Schwatlo will seine Tätigkeit als Aufseher ausbauen. Darum hat er sich von der Deutschen Börse als Aufsichtsrat zertifizieren lassen und Fortbildungen der Real Estate Board Academy der ICG Initiative Corporate Governance der deutschen Immobilienwirtschaft absolviert. Für alle, die ein Aufsichtsratsmandat anstrebten bzw. ernst nähmen, sei es "eine große Notwendigkeit", sich weiterzubilden, findet er.
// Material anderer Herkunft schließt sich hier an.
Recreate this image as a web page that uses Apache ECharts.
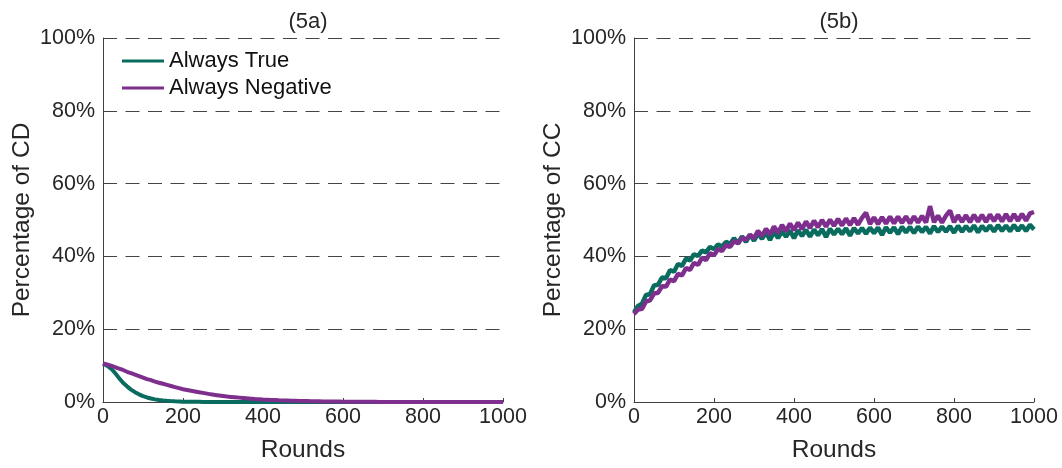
<!DOCTYPE html>
<html>
<head>
<meta charset="utf-8">
<script src="https://cdn.jsdelivr.net/npm/echarts@6/dist/echarts.min.js"></script>
<style>
  html, body { margin: 0; padding: 0; background: #fff; }
  #chart { width: 1062px; height: 468px; }
</style>
</head>
<body>
<div id="chart"></div>
<script>
// rounds sampled every 10 steps
const rounds = [];
for (let r = 0; r <= 1000; r += 10) rounds.push(r);

const panelTitles = ['(5a)', '(5b)'];
const yNames = ['Percentage of CD', 'Percentage of CC'];
const seriesNames = ['Always True', 'Always Negative'];

// (5a) percentage of CD
const cdTrue = [
    10.5, 10.0, 9.2, 8.0, 6.6, 5.3, 4.3, 3.4, 2.7, 2.1,
    1.6, 1.25, 0.95, 0.72, 0.55, 0.42, 0.32, 0.24, 0.18, 0.14,
    0.1, 0.08, 0.06, 0.05, 0.04, 0.03, 0.02, 0.02, 0.02, 0.01,
    0.01, 0.01, 0.01, 0.01, 0, 0, 0, 0, 0, 0,
    0, 0, 0, 0, 0, 0, 0, 0, 0, 0,
    0, 0, 0, 0, 0, 0, 0, 0, 0, 0,
    0, 0, 0, 0, 0, 0, 0, 0, 0, 0,
    0, 0, 0, 0, 0, 0, 0, 0, 0, 0,
    0, 0, 0, 0, 0, 0, 0, 0, 0, 0,
    0, 0, 0, 0, 0, 0, 0, 0, 0, 0,
    0
];
const cdNeg = [
    10.6, 10.3, 10.0, 9.6, 9.2, 8.8, 8.3, 7.9, 7.5, 7.1,
    6.7, 6.3, 6.0, 5.6, 5.3, 5.0, 4.7, 4.4, 4.1, 3.8,
    3.5, 3.3, 3.1, 2.9, 2.7, 2.5, 2.3, 2.1, 1.95, 1.8,
    1.65, 1.5, 1.4, 1.3, 1.2, 1.1, 1.0, 0.92, 0.84, 0.77,
    0.7, 0.64, 0.58, 0.53, 0.48, 0.44, 0.4, 0.36, 0.33, 0.3,
    0.27, 0.25, 0.22, 0.2, 0.18, 0.16, 0.15, 0.13, 0.12, 0.11,
    0.1, 0.09, 0.08, 0.07, 0.06, 0.05, 0.05, 0.04, 0.04, 0.03,
    0.03, 0.02, 0.02, 0.02, 0.02, 0.01, 0.01, 0.01, 0.01, 0.01,
    0.01, 0.01, 0, 0, 0, 0, 0, 0, 0, 0,
    0, 0, 0, 0, 0, 0, 0, 0, 0, 0,
    0
];

// (5b) percentage of CC
const ccTrue = [
    24.6, 26.4, 27.0, 29.4, 29.6, 32.0, 32.2, 34.2, 34.0, 36.2,
    35.8, 37.9, 37.4, 39.4, 38.9, 40.6, 40.1, 41.6, 41.1, 42.6,
    42.0, 43.3, 42.7, 44.0, 43.4, 45.0, 43.6, 45.5, 44.0, 46.0,
    44.3, 46.3, 44.8, 46.6, 44.5, 46.8, 45.0, 46.9, 45.4, 47.1,
    45.0, 47.2, 45.6, 47.3, 45.4, 47.4, 45.8, 47.5, 45.3, 47.6,
    46.0, 47.6, 46.1, 47.7, 45.7, 47.8, 46.3, 47.8, 46.2, 47.9,
    46.4, 47.9, 45.9, 48.0, 46.5, 48.0, 46.1, 48.1, 46.6, 48.1,
    46.4, 48.2, 46.7, 48.1, 46.3, 48.3, 46.7, 48.2, 46.8, 48.3,
    46.5, 48.4, 46.8, 48.3, 46.9, 48.5, 46.6, 48.4, 47.0, 48.5,
    46.8, 48.6, 47.0, 48.5, 46.9, 48.6, 47.1, 48.5, 47.0, 48.7,
    47.4
];
const ccNeg = [
    24.2, 25.4, 25.6, 27.6, 27.9, 29.8, 30.0, 31.8, 31.7, 33.6,
    33.2, 35.2, 34.8, 36.8, 36.3, 38.2, 37.7, 39.6, 39.0, 40.9,
    40.3, 42.0, 41.5, 43.1, 42.6, 44.2, 43.6, 45.1, 44.6, 45.9,
    45.0, 47.0, 45.6, 47.6, 46.0, 48.2, 46.5, 48.6, 46.9, 49.0,
    47.2, 49.3, 47.5, 49.6, 47.8, 49.8, 48.0, 50.0, 48.2, 50.1,
    48.4, 50.3, 48.5, 50.4, 48.6, 50.5, 48.7, 50.6, 52.0, 48.9,
    50.7, 48.9, 50.8, 49.0, 50.9, 49.1, 50.9, 49.2, 51.0, 49.1,
    51.0, 49.3, 51.1, 49.3, 53.8, 49.4, 51.2, 49.3, 51.2, 52.6,
    49.4, 51.3, 49.5, 51.3, 49.4, 51.4, 49.6, 51.4, 49.5, 51.5,
    49.7, 51.5, 49.6, 51.6, 49.7, 51.6, 49.8, 51.7, 49.8, 51.8,
    52.2
];

const colors = ['#0a6b5f', '#7e2f8e'];
const lineWidths = [4, 4, 4.5, 4.5];
const font = 'Liberation Sans, Arial, sans-serif';
const textColor = '#262626';

function pairs(vals) {
    return rounds.map((r, i) => [r, vals[i]]);
}

const gridLefts = [103, 634];

let chart = echarts.init(document.getElementById('chart'));

let option = {
    animation: false,
    textStyle: { fontFamily: font },
    title: panelTitles.map((t, i) => ({
        text: t,
        left: gridLefts[i] + 200,
        textAlign: 'center',
        top: 6,
        textStyle: { fontSize: 22, fontWeight: 'normal', color: textColor, fontFamily: font }
    })),
    legend: {
        data: seriesNames,
        orient: 'vertical',
        left: 117,
        top: 45,
        itemWidth: 42,
        itemHeight: 3,
        itemGap: 5,
        icon: 'rect',
        textStyle: { fontSize: 22, color: '#111', fontFamily: font }
    },
    grid: gridLefts.map(l => ({ left: l, width: 400, top: 38, height: 365 })),
    xAxis: gridLefts.map((l, i) => ({
        type: 'value',
        gridIndex: i,
        min: 0,
        max: 1000,
        interval: 200,
        name: 'Rounds',
        nameLocation: 'middle',
        nameGap: 36,
        nameTextStyle: { fontSize: 24.5, color: textColor, fontFamily: font },
        axisLine: { lineStyle: { color: '#404040', width: 1 } },
        axisTick: { inside: true, length: 4, lineStyle: { color: '#404040' } },
        axisLabel: { fontSize: 21.5, color: textColor, margin: 4, formatter: v => String(v), fontFamily: font },
        splitLine: { show: false }
    })),
    yAxis: gridLefts.map((l, i) => ({
        type: 'value',
        gridIndex: i,
        min: 0,
        max: 100,
        interval: 20,
        name: yNames[i],
        nameLocation: 'middle',
        nameGap: 68,
        nameTextStyle: { fontSize: 24.5, color: textColor, fontFamily: font },
        axisLine: { show: true, lineStyle: { color: '#404040', width: 1 } },
        axisTick: { show: true, inside: true, length: 4, lineStyle: { color: '#404040' } },
        axisLabel: { fontSize: 21.5, color: textColor, margin: 8, formatter: '{value}%', fontFamily: font },
        splitLine: {
            show: true,
            lineStyle: { color: '#444', type: [14, 8.5], width: 1 }
        }
    })),
    series: [
        { name: seriesNames[0], type: 'line', xAxisIndex: 0, yAxisIndex: 0, data: pairs(cdTrue) },
        { name: seriesNames[1], type: 'line', xAxisIndex: 0, yAxisIndex: 0, data: pairs(cdNeg) },
        { name: seriesNames[0], type: 'line', xAxisIndex: 1, yAxisIndex: 1, data: pairs(ccTrue) },
        { name: seriesNames[1], type: 'line', xAxisIndex: 1, yAxisIndex: 1, data: pairs(ccNeg) }
    ].map((s, i) => Object.assign(s, {
        showSymbol: false,
        symbol: 'none',
        color: colors[i % 2],
        lineStyle: { width: lineWidths[i], color: colors[i % 2] },
        z: 3 + (i % 2)
    }))
};

chart.setOption(option);
</script>
</body>
</html>
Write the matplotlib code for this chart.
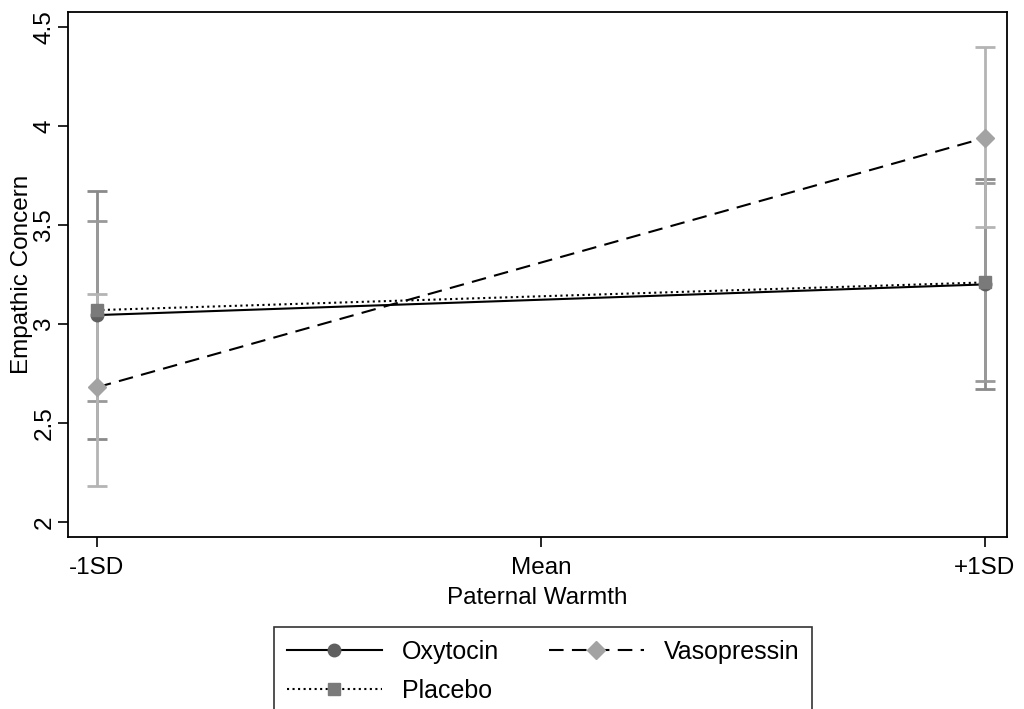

Und sich anhand von historischen Originaldokumenten, die öffentlich verfügbar sind, zu fragen, ob man z.B. die drohende Insolvenz der IVG als deren Aufsichtsrat rechtzeitig hätte erkennen und gegensteuern können. Auch DSW-Sprecher Kurz hält "eine ständige Weiterbildung" für "dringend geboten". Schon allein wegen der dynamischen Entwicklung sowohl vieler Geschäftsfelder als auch der Bilanzierungsvorschriften.

Rund 14.000 Euro hat sich Schwatlo den von Interfin Forum durchgeführten Lehrgang kosten lassen: Über 12.000 Euro fielen für den Kurs und die Prüfung an, der Rest waren Reise- und Hotelkosten. Kein Pappenstiel, wenn man bedenkt, dass die Bezüge von Aufsichtsräten, gemessen an den Gehältern von Vorständen und Geschäftsführern, eher überschaubar ausfallen: "Die Vergütung ist nicht der Anreiz, diesen Job zu machen. Salopp gesprochen: Auf die z.B. 20.000 Euro im Jahr kommt es für diejenigen, die in aller Regel für ein Aufsichtsratsmandat infrage kommen - meist ehemalige oder amtierende Vorstände und Geschäftsführer - nicht mehr an", so Berater Kaspar.